Retype, please, the listing from its opening line through the line that contains "b_ticktext = [pct_label(v) for v in b_ticks]", both included, without the pictures.

── Provided material ──

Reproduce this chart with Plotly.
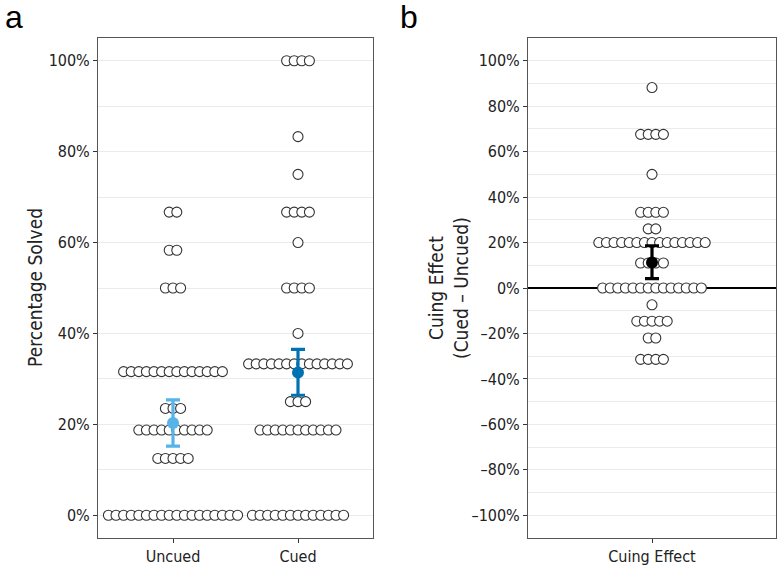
import plotly.graph_objects as go

# ---------------- data ----------------
uncued_levels = [0, 12.5, 18.75, 23.5, 31.6, 50, 58.3, 66.7]
uncued_counts = [18, 5, 10, 3, 14, 3, 2, 2]
cued_levels = [0, 18.75, 25, 33.3, 40, 50, 60, 66.7, 75, 83.3, 100]
cued_counts = [13, 11, 3, 14, 1, 4, 1, 4, 1, 1, 4]
effect_levels = [-31.4, -22, -14.6, -7.4, 0, 11, 20, 26, 33.3, 50, 67.6, 88.2]
effect_counts = [4, 2, 5, 1, 14, 4, 15, 2, 4, 1, 4, 1]

groups = ["Uncued", "Cued"]
group_means = [20.3, 31.4]
group_lower = [15.2, 26.4]
group_upper = [25.4, 36.5]
group_colors = ["#56B4E9", "#0072B2"]

effect_label = ["Cuing Effect"]
effect_mean = [11.2]
effect_lower = [4.1]
effect_upper = [18.6]

a_ticks = [0, 20, 40, 60, 80, 100]
b_ticks = [-100, -80, -60, -40, -20, 0, 20, 40, 60, 80, 100]


def pct_label(v):
    return ("\u2013" if v < 0 else "") + f"{abs(v)}%"


a_ticktext = [pct_label(v) for v in a_ticks]
b_ticktext = [pct_label(v) for v in b_ticks]

# ---------------- layout geometry ----------------
W, H = 778, 572
LA, RA = 98, 373
LB, RB = 528, 776
T, B = 38, 538
XR_A = [0.4, 2.6]
XR_B = [0.4, 1.6]
STEP_PX = 7.6
step_a = STEP_PX / ((RA - LA) / (XR_A[1] - XR_A[0]))
step_b = STEP_PX / ((RB - LB) / (XR_B[1] - XR_B[0]))


def stack(levels, counts, center, step):
    xs, ys = [], []
    for v, n in zip(levels, counts):
        for i in range(n):
            xs.append(center + (i - (n - 1) / 2) * step)
            ys.append(v)
    return xs, ys


FONT = "Liberation Sans Narrow, DejaVu Sans Condensed, Arial Narrow, Liberation Sans, sans-serif"
dot_marker = dict(symbol="circle", size=10, color="white",
                  line=dict(color="#333333", width=1.1))

fig = go.Figure()

for k, (lv, ct) in enumerate([(uncued_levels, uncued_counts), (cued_levels, cued_counts)]):
    xs, ys = stack(lv, ct, k + 1, step_a)
    fig.add_trace(go.Scatter(x=xs, y=ys, mode="markers", marker=dot_marker,
                             xaxis="x", yaxis="y", showlegend=False))

xs, ys = stack(effect_levels, effect_counts, 1, step_b)
fig.add_trace(go.Scatter(x=xs, y=ys, mode="markers", marker=dot_marker,
                         xaxis="x2", yaxis="y2", showlegend=False))

for k in range(2):
    fig.add_trace(go.Scatter(
        x=[k + 1], y=[group_means[k]], mode="markers",
        marker=dict(size=12, color=group_colors[k]),
        error_y=dict(type="data", symmetric=False,
                     array=[group_upper[k] - group_means[k]],
                     arrayminus=[group_means[k] - group_lower[k]],
                     color=group_colors[k], thickness=3.2, width=7),
        xaxis="x", yaxis="y", showlegend=False))

fig.add_trace(go.Scatter(
    x=[1], y=effect_mean, mode="markers",
    marker=dict(size=12, color="black"),
    error_y=dict(type="data", symmetric=False,
                 array=[effect_upper[0] - effect_mean[0]],
                 arrayminus=[effect_mean[0] - effect_lower[0]],
                 color="black", thickness=3.2, width=7),
    xaxis="x2", yaxis="y2", showlegend=False))

grid = "#ebebeb"
line_c = "#555555"
tickfont = dict(family=FONT, size=16, color="#222222")

common_y = dict(showline=True, mirror=True, linecolor=line_c, linewidth=1,
                ticks="outside", ticklen=4, tickcolor="#333333",
                showgrid=True, gridcolor=grid, gridwidth=1,
                tickfont=tickfont, zeroline=False, tickmode="array",
                minor=dict(dtick=10, tick0=0, showgrid=True, gridcolor=grid, gridwidth=1, ticklen=0))
common_x = dict(showline=True, mirror=True, linecolor=line_c, linewidth=1,
                ticks="outside", ticklen=4, tickcolor="#333333",
                showgrid=False, zeroline=False, tickfont=tickfont, tickmode="array")

fig.update_layout(
    width=W, height=H,
    margin=dict(l=0, r=W - RB, t=T, b=H - B),
    plot_bgcolor="white", paper_bgcolor="white",
    xaxis=dict(domain=[LA / RB, RA / RB], range=XR_A,
               tickvals=[1, 2], ticktext=groups, **common_x),
    yaxis=dict(anchor="x", range=[-5, 105], tickvals=a_ticks, ticktext=a_ticktext, **common_y),
    xaxis2=dict(domain=[LB / RB, 1.0], range=XR_B,
                tickvals=[1], ticktext=effect_label, **common_x),
    yaxis2=dict(anchor="x2", range=[-110, 110], tickvals=b_ticks, ticktext=b_ticktext, **common_y),
)
fig.update_layout(yaxis2_zeroline=True, yaxis2_zerolinecolor="black", yaxis2_zerolinewidth=1.5)

ph = B - T
def py(px_y):
    return (B - px_y) / ph
def px(px_x):
    return px_x / RB

fig.add_annotation(text="Percentage Solved", x=px(35), y=py(288), xref="paper", yref="paper",
                   textangle=-90, showarrow=False, xanchor="center", yanchor="middle",
                   font=dict(family=FONT, size=19, color="#222222"))
fig.add_annotation(text="Cuing Effect<br>(Cued – Uncued)", x=px(448), y=py(288), xref="paper", yref="paper",
                   textangle=-90, showarrow=False, xanchor="center", yanchor="middle",
                   font=dict(family=FONT, size=19, color="#222222"))
fig.add_annotation(text="a", x=px(3), y=py(17), xref="paper", yref="paper",
                   showarrow=False, xanchor="left", yanchor="middle",
                   font=dict(family="Liberation Sans, Arial, sans-serif", size=32, color="black"))
fig.add_annotation(text="b", x=px(398), y=py(17), xref="paper", yref="paper",
                   showarrow=False, xanchor="left", yanchor="middle",
                   font=dict(family="Liberation Sans, Arial, sans-serif", size=32, color="black"))

fig.write_html("out.html", config={"displayModeBar": False},
               post_script="document.body.style.margin='0px';")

───

Answer to the task
Reproduce this chart with Plotly.
import plotly.graph_objects as go

# ---------------- data ----------------
uncued_levels = [0, 12.5, 18.75, 23.5, 31.6, 50, 58.3, 66.7]
uncued_counts = [18, 5, 10, 3, 14, 3, 2, 2]
cued_levels = [0, 18.75, 25, 33.3, 40, 50, 60, 66.7, 75, 83.3, 100]
cued_counts = [13, 11, 3, 14, 1, 4, 1, 4, 1, 1, 4]
effect_levels = [-31.4, -22, -14.6, -7.4, 0, 11, 20, 26, 33.3, 50, 67.6, 88.2]
effect_counts = [4, 2, 5, 1, 14, 4, 15, 2, 4, 1, 4, 1]

groups = ["Uncued", "Cued"]
group_means = [20.3, 31.4]
group_lower = [15.2, 26.4]
group_upper = [25.4, 36.5]
group_colors = ["#56B4E9", "#0072B2"]

effect_label = ["Cuing Effect"]
effect_mean = [11.2]
effect_lower = [4.1]
effect_upper = [18.6]

a_ticks = [0, 20, 40, 60, 80, 100]
b_ticks = [-100, -80, -60, -40, -20, 0, 20, 40, 60, 80, 100]


def pct_label(v):
    return ("\u2013" if v < 0 else "") + f"{abs(v)}%"


a_ticktext = [pct_label(v) for v in a_ticks]
b_ticktext = [pct_label(v) for v in b_ticks]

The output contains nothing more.